In tall
structures wind and earthquake induced oscillations are usually common. This
may not be powerful enough to bring the whole structure to the ground but it
will definitely make the occupants feel uncomfortable and unsafe. In some
cases, the horizontal sway at the top of a skyscraper can even reach a
displacement of 1 m. Therefore, to minimize the effect of oscillation induced by
winds and earthquakes, most of the skyscrapers have a device called a Tuned
Mass Damper (TMD). There are two types of TMDs, a Horizontal TMD and a Vertical
TMD. Horizontal TMDs are used in skyscrapers and Vertical TMDs are used in
bridges, floors and walkways. In old structures, the horizontal TMDs are
usually embedded into the structure but it was kept visible for the first time
in the skyscraper ‘Taipei 101’. A TMD is an oscillating device with a damper attached
to it. Due to the damping action, the oscillation will be reduced to zero in an
insignificantly short amount of time, when compared to the time taken for the
oscillation to stop under normal damping forces such as air drag and resisting
forces.
When winds or an earthquake hits a
structure, an induced force will act on it resulting in an acceleration, which will
oscillate the whole structure. The amplitude of oscillation depends on the
energy transferred from the blowing wind or from the earthquake. Structures can
exert a resisting force (damping action) against the oscillation due to its
massive mass such that the structure comes back to its steady state. The
damping is governed by damping ratio, which could take any values from 0 and
above. Structure without TMD normally have a damping ratio less than one, where
damping ratio of zero represents no damping action. When the damping ratio is larger than
unity the system will oscillate with a greater period and when it is very high the
system comes to rest without having any oscillation. This is known as Over-damping and
this is also undesirable in structures. Structures without a TMD will take a
considerable time to come to rest, depending on several factors. Therefore, a
skyscraper without TMD would oscillate longer than one with a TMD. (Hoang, et al., 2016)
There
are three major components in TMDs, they are
1)
Spring
2)
Oscillating mass
3)
Viscous damper.
The energy which is transferred to the structure by a
wind or an earthquake would eventually make the TMD oscillate as well, but the
oscillation of the TMD would create and opposite force to the force which is
applied by the wind or the earthquake. This in turn creates a damping action
and brings the structure back to its normal state in a short amount of time. Even
though the oscillation exists, since the duration is short, the occupants have
reassurance about their safety. (Izat, 2012)
The
energy from the building is transmitted to the TMD as Kinetic energy by
Resonance phenomena. For the better functionality, the TMD must be tuned to the
natural frequency of the structure. The natural frequency of the structure is
determined by testing scaled models in laboratories. The dampers are set to the
TMDs in calculated strength. Due to the resistive action of the dampers, energy
will dissipate faster than normal therefore, the oscillation duration decreases.
(Engineer, 2016)
In
bridges and floors vertical TMDs are commonly used, because a significant
amount of force will be applied on the base due to the static and dynamic
forces produced by the users. If we consider the London Millennium Footbridge,
it showed unexpected sway on the opening day itself. (Anon., 2008)
During
the study, it was identified that the nature of the walking pace of humans cause
a lateral force which wasn’t accounted for during the design of these bridges.
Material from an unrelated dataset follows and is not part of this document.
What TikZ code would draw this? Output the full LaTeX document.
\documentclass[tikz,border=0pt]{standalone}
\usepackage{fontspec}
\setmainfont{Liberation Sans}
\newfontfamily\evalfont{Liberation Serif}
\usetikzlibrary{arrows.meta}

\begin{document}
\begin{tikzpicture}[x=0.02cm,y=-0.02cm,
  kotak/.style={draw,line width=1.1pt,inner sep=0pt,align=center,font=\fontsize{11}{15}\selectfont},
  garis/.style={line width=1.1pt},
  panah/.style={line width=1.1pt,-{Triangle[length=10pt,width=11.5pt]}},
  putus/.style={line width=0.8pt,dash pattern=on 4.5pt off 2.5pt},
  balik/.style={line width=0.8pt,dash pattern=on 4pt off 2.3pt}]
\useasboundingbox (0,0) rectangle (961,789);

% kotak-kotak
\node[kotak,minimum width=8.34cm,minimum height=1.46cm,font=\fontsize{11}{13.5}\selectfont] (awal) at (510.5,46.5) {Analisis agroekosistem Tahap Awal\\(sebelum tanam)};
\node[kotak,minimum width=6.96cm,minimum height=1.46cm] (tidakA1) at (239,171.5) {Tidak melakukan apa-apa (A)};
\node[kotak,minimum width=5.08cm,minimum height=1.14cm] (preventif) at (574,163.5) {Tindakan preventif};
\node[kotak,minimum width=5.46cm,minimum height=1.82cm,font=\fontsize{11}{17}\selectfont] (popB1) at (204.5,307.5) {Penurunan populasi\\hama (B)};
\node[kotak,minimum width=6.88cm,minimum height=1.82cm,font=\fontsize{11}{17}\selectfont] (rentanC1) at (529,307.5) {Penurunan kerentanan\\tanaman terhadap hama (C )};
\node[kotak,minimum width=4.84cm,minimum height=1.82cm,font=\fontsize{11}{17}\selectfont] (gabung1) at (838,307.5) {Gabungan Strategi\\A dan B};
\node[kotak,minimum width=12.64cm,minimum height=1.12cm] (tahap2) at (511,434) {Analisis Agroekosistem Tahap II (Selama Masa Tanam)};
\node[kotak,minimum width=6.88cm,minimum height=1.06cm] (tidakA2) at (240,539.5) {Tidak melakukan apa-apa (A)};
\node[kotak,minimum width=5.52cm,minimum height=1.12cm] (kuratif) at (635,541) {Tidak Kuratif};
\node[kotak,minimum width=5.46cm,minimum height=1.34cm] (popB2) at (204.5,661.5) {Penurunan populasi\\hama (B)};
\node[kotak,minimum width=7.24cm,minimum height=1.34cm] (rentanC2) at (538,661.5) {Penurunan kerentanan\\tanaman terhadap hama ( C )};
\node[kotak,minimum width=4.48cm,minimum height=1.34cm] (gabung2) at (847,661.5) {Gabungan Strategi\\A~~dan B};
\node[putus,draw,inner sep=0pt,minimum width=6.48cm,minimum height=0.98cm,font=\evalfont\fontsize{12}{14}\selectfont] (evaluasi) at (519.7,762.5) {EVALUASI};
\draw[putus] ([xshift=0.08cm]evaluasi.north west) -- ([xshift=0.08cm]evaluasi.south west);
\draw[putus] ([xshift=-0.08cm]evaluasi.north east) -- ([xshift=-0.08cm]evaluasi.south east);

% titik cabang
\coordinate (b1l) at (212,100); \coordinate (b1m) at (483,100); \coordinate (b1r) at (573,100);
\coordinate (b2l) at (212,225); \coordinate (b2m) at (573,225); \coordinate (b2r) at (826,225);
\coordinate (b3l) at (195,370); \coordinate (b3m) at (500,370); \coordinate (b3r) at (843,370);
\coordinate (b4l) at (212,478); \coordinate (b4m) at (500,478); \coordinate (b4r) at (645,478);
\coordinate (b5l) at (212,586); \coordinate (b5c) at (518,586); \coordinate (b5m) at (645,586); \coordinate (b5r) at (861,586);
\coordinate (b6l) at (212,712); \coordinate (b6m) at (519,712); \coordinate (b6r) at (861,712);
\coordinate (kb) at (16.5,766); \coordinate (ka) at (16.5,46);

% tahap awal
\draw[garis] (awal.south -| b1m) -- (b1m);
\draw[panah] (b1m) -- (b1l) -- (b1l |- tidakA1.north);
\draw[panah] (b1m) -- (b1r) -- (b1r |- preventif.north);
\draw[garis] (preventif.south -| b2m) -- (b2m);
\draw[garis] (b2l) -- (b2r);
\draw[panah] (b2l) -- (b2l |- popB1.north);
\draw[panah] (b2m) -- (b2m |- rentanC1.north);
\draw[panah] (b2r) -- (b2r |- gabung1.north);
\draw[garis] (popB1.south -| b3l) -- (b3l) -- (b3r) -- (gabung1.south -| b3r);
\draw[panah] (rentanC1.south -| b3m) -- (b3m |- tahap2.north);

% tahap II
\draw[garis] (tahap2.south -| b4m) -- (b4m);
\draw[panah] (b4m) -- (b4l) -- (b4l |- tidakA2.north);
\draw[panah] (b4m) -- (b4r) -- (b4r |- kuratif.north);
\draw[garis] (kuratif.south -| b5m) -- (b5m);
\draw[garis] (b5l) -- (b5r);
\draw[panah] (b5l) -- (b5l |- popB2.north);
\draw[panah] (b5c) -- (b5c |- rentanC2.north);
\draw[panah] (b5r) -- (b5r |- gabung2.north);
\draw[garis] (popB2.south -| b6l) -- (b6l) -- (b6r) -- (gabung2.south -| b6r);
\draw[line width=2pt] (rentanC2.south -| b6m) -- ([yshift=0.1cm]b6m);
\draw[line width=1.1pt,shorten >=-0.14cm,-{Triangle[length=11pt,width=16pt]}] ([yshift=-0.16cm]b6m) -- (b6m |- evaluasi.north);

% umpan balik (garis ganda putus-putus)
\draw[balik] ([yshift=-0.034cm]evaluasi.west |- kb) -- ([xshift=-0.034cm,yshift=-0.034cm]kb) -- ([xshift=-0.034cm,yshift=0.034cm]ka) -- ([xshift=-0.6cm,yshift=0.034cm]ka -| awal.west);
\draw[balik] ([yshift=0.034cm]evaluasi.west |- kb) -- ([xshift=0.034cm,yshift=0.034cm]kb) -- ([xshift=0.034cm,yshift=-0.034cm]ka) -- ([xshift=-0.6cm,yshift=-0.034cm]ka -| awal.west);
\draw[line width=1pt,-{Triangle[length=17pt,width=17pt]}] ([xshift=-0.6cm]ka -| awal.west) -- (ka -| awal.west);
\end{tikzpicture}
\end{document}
We humans are capable of balancing ourselves to a certain extent. For example,
when walking against blowing wind, the walking pattern changes in order to
resist the force exerted on us and to move us forward. During the opening of
the Millennium bridge, there was a large number of people walking across it, but,
the sway was not a result of number of people because the bridge was designed
to hold 5000 people at once and there were only about 2000 people onboard.
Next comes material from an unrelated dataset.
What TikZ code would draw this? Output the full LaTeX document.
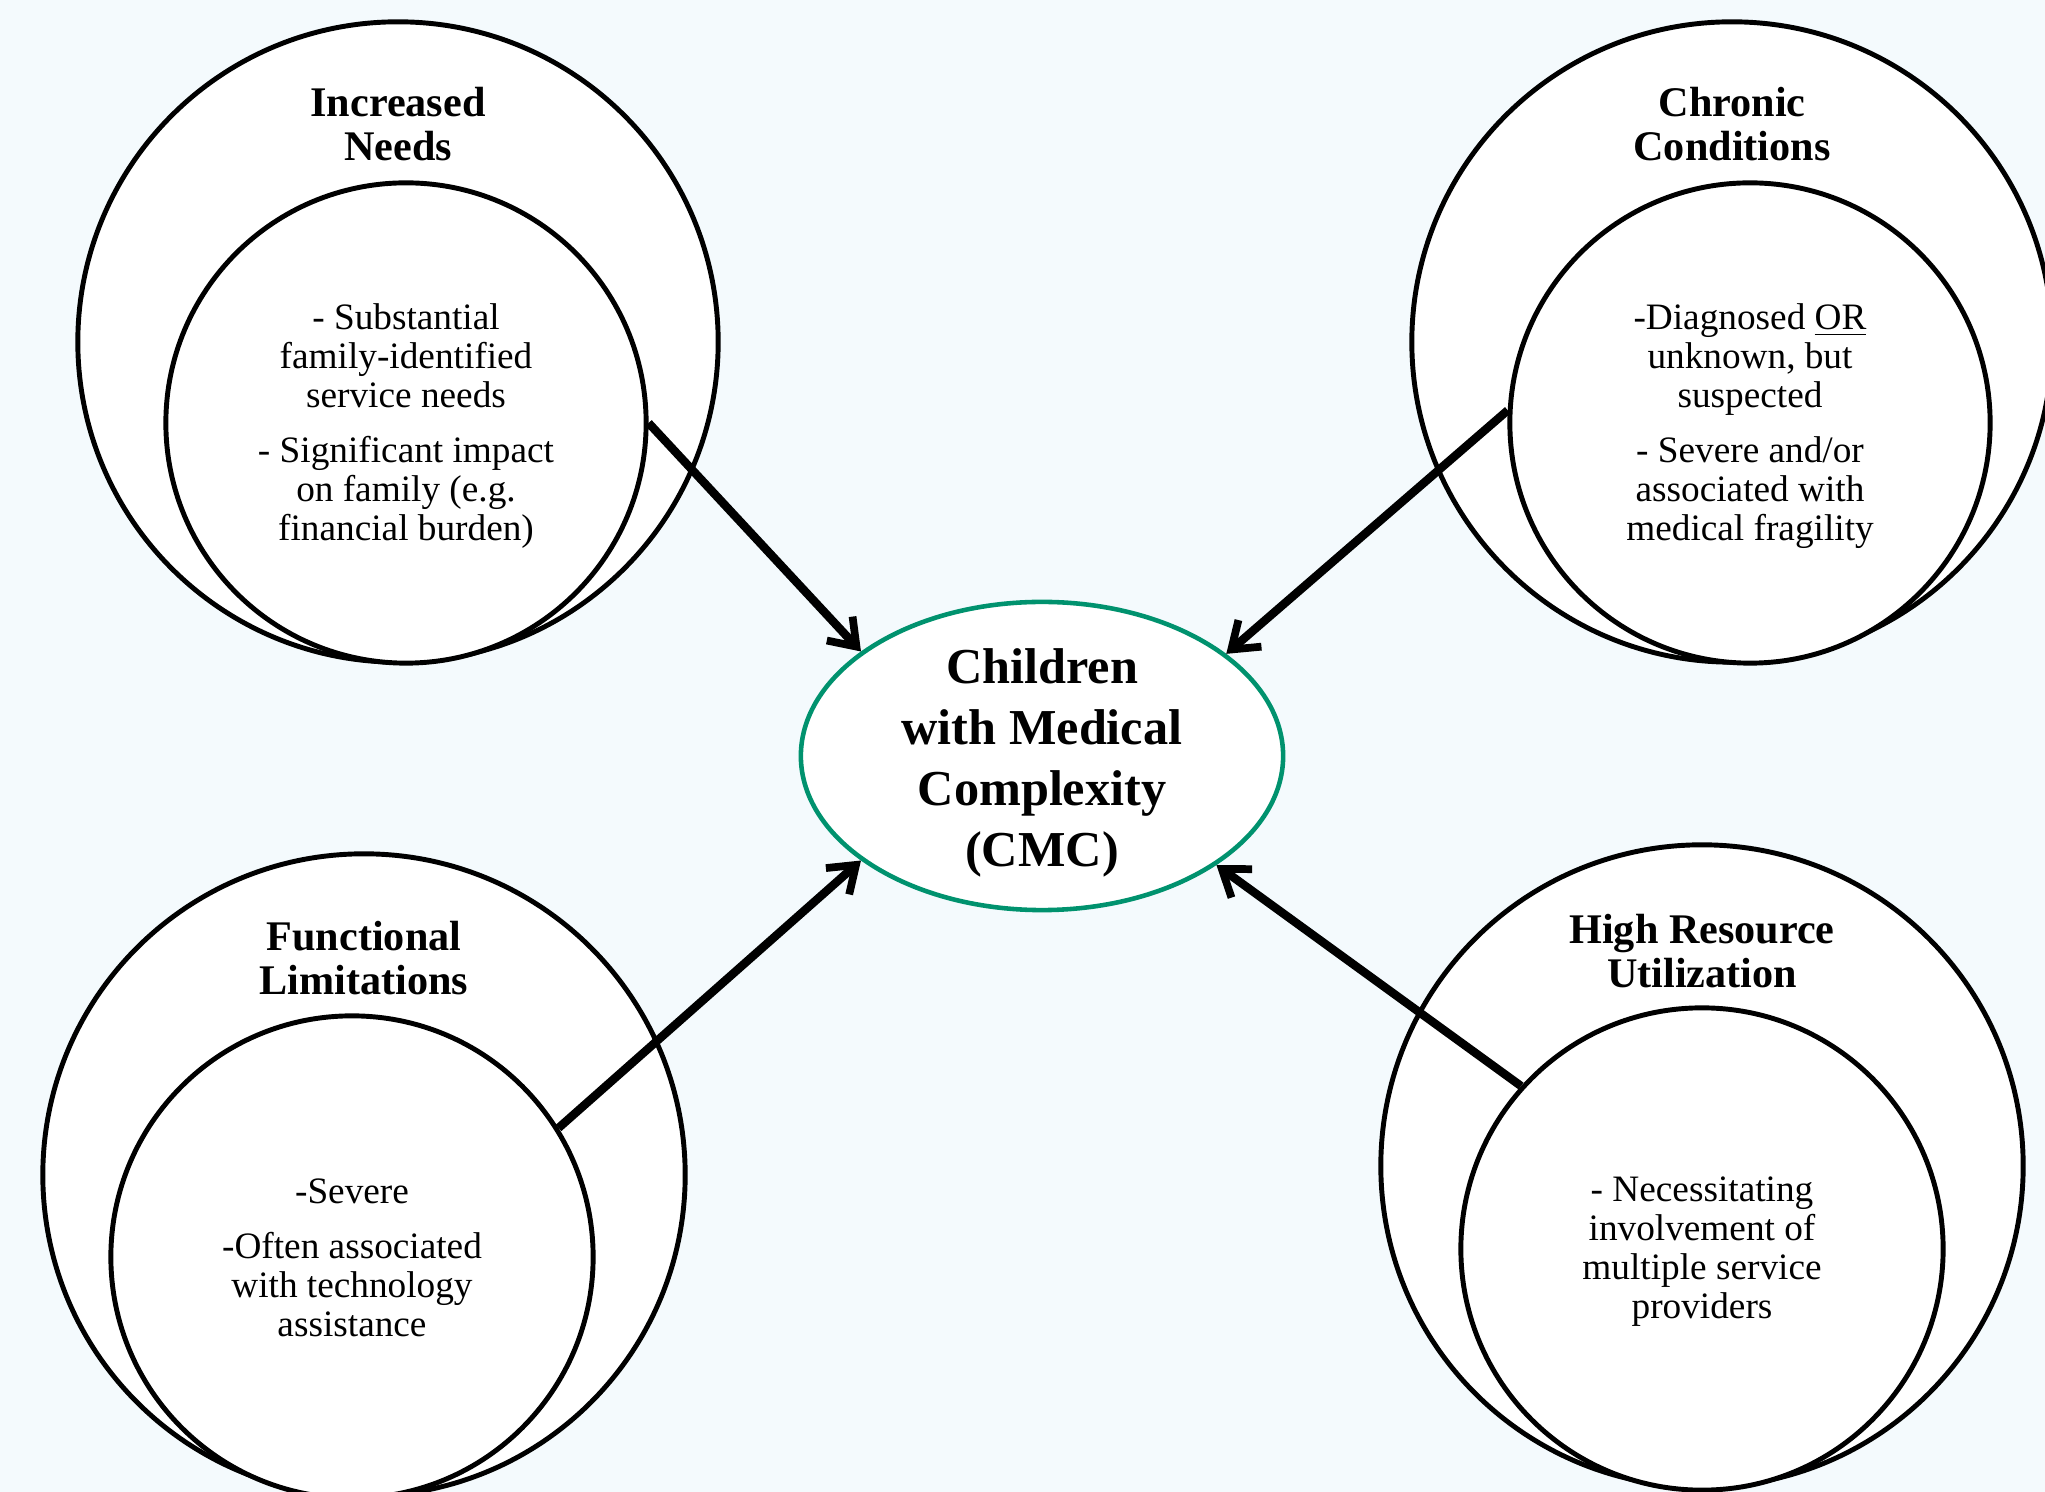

Later the reason for the sway was identified as the change which occurred in
the walking pattern of the people. The people who were on the bridge experienced
a small lateral
sway at the
beginning and to overcome that motion, the walking pattern changed
inadvertently. Since everyone experienced the same motion, the walking pace of
every single person on that bridge resembled each other’s. The footsteps
synchronized with the motion of the bridge. This created a resultant lateral
force which hasn’t been encountered before. Then bridge was closed for repairs
and was later reopened with new dampers installed. (Cathy, 2015)
The lateral force
normally doesn’t exist during a random walk, because when a force is exerted by
a person, a counter force would be produced by another person. This would end
up in negligible lateral force. This initiated new insights for designing
bridges to avoid vibration problems and also introduced new regulations for pedestrians
using the bridges.
For
example, troops must break step when crossing a bridge.
There
will always be unexpected issues to face at work. As engineers we should find
feasible and economical ways to fix those problems.
R.Subakaran
Department
of Civil Engineering, UOM.
References
Anon.,
2008. PHYS ORG. [Online]
Available at: https://phys.org/news/2008-12-london-millennium-bridge.html
[Accessed 17 04 2020].
Available at: https://phys.org/news/2008-12-london-millennium-bridge.html
[Accessed 17 04 2020].
Cathy, 2015. June 10 - The Millenium Bridge
Opens. [Online]
Available at: http://every-day-is-special.blogspot.com/2015/06/june-10-millennium-bridge-opens.html
[Accessed 17 04 2020].
Available at: http://every-day-is-special.blogspot.com/2015/06/june-10-millennium-bridge-opens.html
[Accessed 17 04 2020].
Engineer, P., 2016. instruutables workshop. [Online]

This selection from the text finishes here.